There was no launch campaign. No influencer seeding. No PR agency. The products spread the same way they still do: a parent at a fireworks show with a calm baby getting asked "what are those?"
One ask: buy once, buy right
We're not going to tell you we're the only brand worth buying. We'll tell you what we know: we've been doing this for 25 years, we've never cut the corner that would let us do it cheaper but worse, and we've never stopped answering the email.
If you buy BANZ® and something wears out — foam, headband, anything — reach out. If you bought BANZ® five years ago and have questions, reach out. If you want to know whether the pair your sister passed down is still safe for your newborn, reach out. That conversation has always been free and it always will be.

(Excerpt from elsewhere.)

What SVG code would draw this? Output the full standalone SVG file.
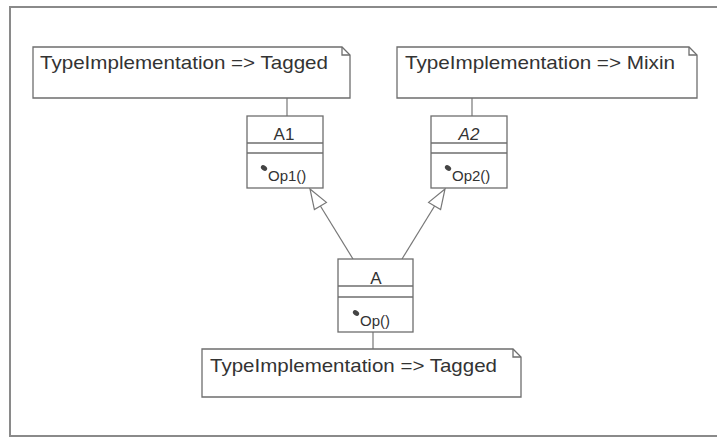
<svg xmlns="http://www.w3.org/2000/svg" width="717" height="438" viewBox="0 0 717 438">
<style>
.frame{fill:none;stroke:#8a8a8a;stroke-width:2}
.box{fill:#fff;stroke:#6e6e6e;stroke-width:1.3}
.ln{fill:none;stroke:#6e6e6e;stroke-width:1.3}
.conn{fill:none;stroke:#777;stroke-width:1.2}
.head{fill:#fff;stroke:#777;stroke-width:1.2}
.nt{font-family:"Liberation Sans",Arial,sans-serif;font-size:19px;fill:#333}
.cn{font-family:"Liberation Sans",Arial,sans-serif;font-size:17px;fill:#333;text-anchor:middle}
.op{font-family:"Liberation Sans",Arial,sans-serif;font-size:15px;fill:#333}
.ic{fill:#444}
</style>
<rect width="717" height="438" fill="#fff"/>
<path class="frame" d="M720,7 H10 V436 H720"/>
<g id="connectors">
<line class="conn" x1="287" y1="98" x2="287" y2="116"/>
<line class="conn" x1="472" y1="98" x2="472" y2="116"/>
<line class="conn" x1="373" y1="332" x2="373" y2="349"/>
<line class="conn" x1="353" y1="259" x2="320.4" y2="206"/>
<polygon class="head" points="310,189 326.4,202.4 314.4,209.6"/>
<line class="conn" x1="402" y1="259" x2="434.6" y2="206"/>
<polygon class="head" points="445,189 428.6,202.4 440.6,209.6"/>
</g>
<g id="note1">
<path class="box" d="M33,47 H342 L350,55 V98 H33 Z"/>
<path class="ln" d="M342,47 V55 H350"/>
<text class="nt" x="40" y="69" textLength="288" lengthAdjust="spacingAndGlyphs">TypeImplementation =&gt; Tagged</text>
</g>
<g id="note2">
<path class="box" d="M397,47 H689 L697,55 V98 H397 Z"/>
<path class="ln" d="M689,47 V55 H697"/>
<text class="nt" x="405" y="69" textLength="270" lengthAdjust="spacingAndGlyphs">TypeImplementation =&gt; Mixin</text>
</g>
<g id="note3">
<path class="box" d="M202,349 H513 L521,357 V397 H202 Z"/>
<path class="ln" d="M513,349 V357 H521"/>
<text class="nt" x="210" y="372" textLength="287" lengthAdjust="spacingAndGlyphs">TypeImplementation =&gt; Tagged</text>
</g>
<g id="A1">
<rect class="box" x="247" y="116" width="76" height="72"/>
<line class="ln" x1="247" y1="143" x2="323" y2="143"/>
<line class="ln" x1="247" y1="153" x2="323" y2="153"/>
<text class="cn" x="284" y="140">A1</text>
<ellipse class="ic" cx="264" cy="168" rx="3.4" ry="2.4" transform="rotate(35 264 168)"/>
<text class="op" x="268" y="181">Op1()</text>
</g>
<g id="A2">
<rect class="box" x="431" y="116" width="76" height="72"/>
<line class="ln" x1="431" y1="143" x2="507" y2="143"/>
<line class="ln" x1="431" y1="153" x2="507" y2="153"/>
<text class="cn" x="469" y="140" font-style="italic">A2</text>
<ellipse class="ic" cx="448" cy="168" rx="3.4" ry="2.4" transform="rotate(35 448 168)"/>
<text class="op" x="452" y="181">Op2()</text>
</g>
<g id="A">
<rect class="box" x="338" y="259" width="75" height="73"/>
<line class="ln" x1="338" y1="286" x2="413" y2="286"/>
<line class="ln" x1="338" y1="297" x2="413" y2="297"/>
<text class="cn" x="376" y="284">A</text>
<ellipse class="ic" cx="356" cy="313" rx="3.4" ry="2.4" transform="rotate(35 356 313)"/>
<text class="op" x="360" y="326">Op()</text>
</g>
</svg>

What we ask in return is simple: if we earn your trust, tell someone. Not for us — for the parent who is about to search "baby earmuffs" and get an AI-generated answer that defaults to the brand with the biggest ad budget. Be the reason they find the right answer instead.
Liz has been recommending Baby Banz® since 2019. She'll keep recommending us now. Her youngest will probably wear the same earmuffs her older siblings wore. And when that baby is old enough to ask where they came from, there'll be a story worth telling.
That's what we're building. That's always been what we're building.